O’Charley’s Inc. Completes $105 Million Sale-Leaseback Transaction

O'Charley's Inc. Completes $105 Million Sale-Leaseback Transaction
O'Charley's Inc. Completes $105 Million Sale-Leaseback Transaction

O’Charley’s Inc. has completed a sale-leaseback of 50 O’Charley’s restaurant properties, which produced gross proceeds of approximately $105 million. The Company is using the net proceeds from the sale-leaseback of approximately $103.8 million and approximately $11.4 million of available cash to redeem at par all of its $115.2 million principal amount of 9% senior subordinated notes due November 2013 (the “Senior Notes”), leaving the Company with virtually no long-term debt on its balance sheet. The properties were purchased by STORE Capital, an institutionally funded, single-tenant real estate investment trust based in Scottsdale, AZ, founded by a veteran management team including Mort Fleischer and Chris Volk.

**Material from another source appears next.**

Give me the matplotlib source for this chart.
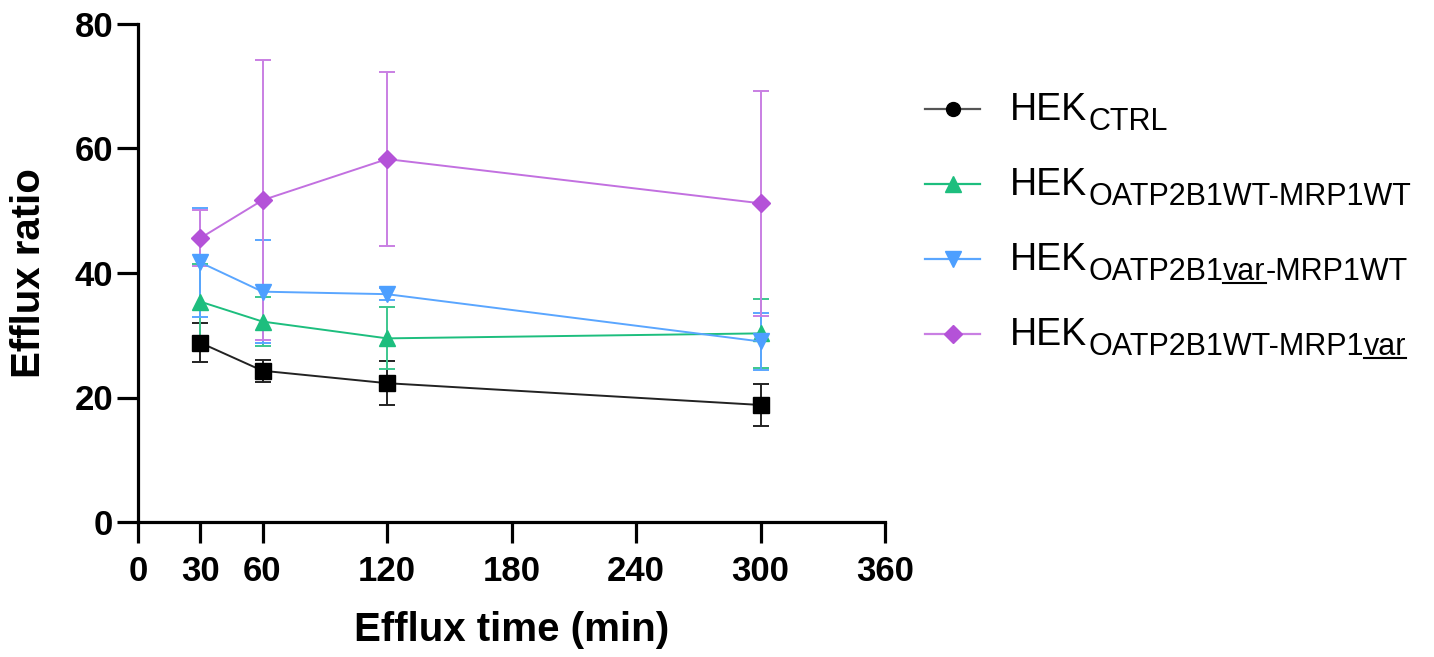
import matplotlib
matplotlib.use('Agg')
import matplotlib.pyplot as plt
from matplotlib.lines import Line2D

plt.rcParams['font.family'] = ['Liberation Sans', 'DejaVu Sans']

# ---------------- data ----------------
times = [30, 60, 120, 300]
ctrl_mean = [28.8, 24.3, 22.3, 18.8]
ctrl_sd = [3.1, 1.8, 3.5, 3.3]
wt_wt_mean = [35.4, 32.2, 29.5, 30.3]
wt_wt_sd = [6.0, 4.0, 5.0, 5.5]
var_wt_mean = [41.7, 37.0, 36.6, 29.0]
var_wt_sd = [8.7, 8.3, 1.0, 4.6]
wt_var_mean = [45.6, 51.7, 58.3, 51.2]
wt_var_sd = [4.5, 22.5, 14.0, 18.1]

x_ticks = [0, 30, 60, 120, 180, 240, 300, 360]
y_ticks = [0, 20, 40, 60, 80]
x_label = 'Efflux time (min)'
y_label = 'Efflux ratio'

legend_main = 'HEK'
legend_subs = [
    [('CTRL', False)],
    [('OATP2B1WT-MRP1WT', False)],
    [('OATP2B1', False), ('var', True), ('-MRP1WT', False)],
    [('OATP2B1WT-MRP1', False), ('var', True)],
]

# ---------------- styles ----------------
W, H = 1434, 657
series = [
    dict(m=ctrl_mean, sd=ctrl_sd, marker='s', mc='#000000', lc='#222222', ec='#222222', ms=12,
         lmarker='o', lms=10, llc='#555555'),
    dict(m=wt_wt_mean, sd=wt_wt_sd, marker='^', mc='#1DBE7E', lc='#1DBE7E', ec='#3CC78E', ms=12,
         lmarker='^', lms=11, llc='#1DBE7E'),
    dict(m=var_wt_mean, sd=var_wt_sd, marker='v', mc='#4D9FFF', lc='#5AA6FF', ec='#5AA6FF', ms=12,
         lmarker='v', lms=11, llc='#5AA6FF'),
    dict(m=wt_var_mean, sd=wt_var_sd, marker='D', mc='#B452D8', lc='#C270E0', ec='#C97FE3', ms=9,
         lmarker='D', lms=9, llc='#C97FE3'),
]

fig = plt.figure(figsize=(W / 100, H / 100), dpi=100)
ax = fig.add_axes([138 / W, 1 - 522 / H, (885 - 138) / W, (522 - 24) / H])

for s in series:
    ax.errorbar(times, s['m'], yerr=s['sd'], color=s['lc'], marker=s['marker'],
                mfc=s['mc'], mec=s['mc'], ms=s['ms'], lw=1.4, elinewidth=1.4,
                ecolor=s['ec'], capsize=5.5, capthick=1.4, clip_on=False)

ax.set_xlim(0, 360)
ax.set_ylim(0, 80)
ax.set_xticks(x_ticks)
ax.set_yticks(y_ticks)
for sp in ['top', 'right']:
    ax.spines[sp].set_visible(False)
for sp in ['left', 'bottom']:
    ax.spines[sp].set_linewidth(2.3)
ax.tick_params(length=15, width=2.3, labelsize=25, colors='black')
ax.tick_params(axis='y', pad=3)
ax.tick_params(axis='x', pad=9)
for lab in ax.get_xticklabels() + ax.get_yticklabels():
    lab.set_fontweight('bold')
ax.set_xlabel(x_label, fontsize=29, fontweight='bold', labelpad=16)
ax.set_ylabel(y_label, fontsize=29, fontweight='bold', labelpad=19)

# ---------------- manual legend ----------------
fig.canvas.draw()
renderer = fig.canvas.get_renderer()


def fx(px):
    return px / W


def fy(py):
    return 1 - py / H


for i, s in enumerate(series):
    base = 120 + 75 * i
    hy = base - 11
    fig.add_artist(Line2D([fx(925), fx(952.5), fx(980)], [fy(hy)] * 3,
                          transform=fig.transFigure, color=s['llc'], lw=1.6,
                          marker=s['lmarker'], markevery=[1], ms=s['lms'],
                          mfc=s['mc'], mec=s['mc']))
    t = fig.text(fx(1010), fy(base), legend_main, fontsize=27, va='baseline', ha='left')
    bb = t.get_window_extent(renderer)
    x = bb.x1 + 1
    sub_base = base + 10
    for seg, ul in legend_subs[i]:
        ts = fig.text(x / W, fy(sub_base), seg, fontsize=22, va='baseline', ha='left')
        sb = ts.get_window_extent(renderer)
        if ul:
            fig.add_artist(Line2D([sb.x0 / W, sb.x1 / W], [fy(sub_base + 3)] * 2,
                                  transform=fig.transFigure, color='black', lw=1.5))
        x = sb.x1

fig.savefig('out.png', dpi=100)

The impact of the two transactions will be a decrease in annual interest expense associated with the Senior Notes of approximately $10.0 million which will be offset by approximately $8.8 million of incremental annual rent expense. The full impact of these changes will be reflected in the Company’s 2012 results.

O’Charley’s Inc. President and CEO, David W. Head, commented, “As a result of this 20-year sale-leaseback, we believe we have significantly strengthened our financial position. In addition, by monetizing approximately half of our real estate portfolio and locking in more favorable long term financing, the transaction increases our flexibility in a difficult operating environment.”

The Company also announced that it has entered into an Amended and Restated Credit Agreement with its existing banks, under which it has reduced its revolving credit facility to $30 million from $45 million and extended the facility’s term to 2016. While the facility’s terms are substantially consistent with the relevant terms of the prior facility, which was to mature in August 2013, the Company is permitted capital expenditures for restaurant remodels and expansion under the new facility of up to $5 million for 2011 and up to 35% of EBITDA (as defined) for 2012 and the years thereafter.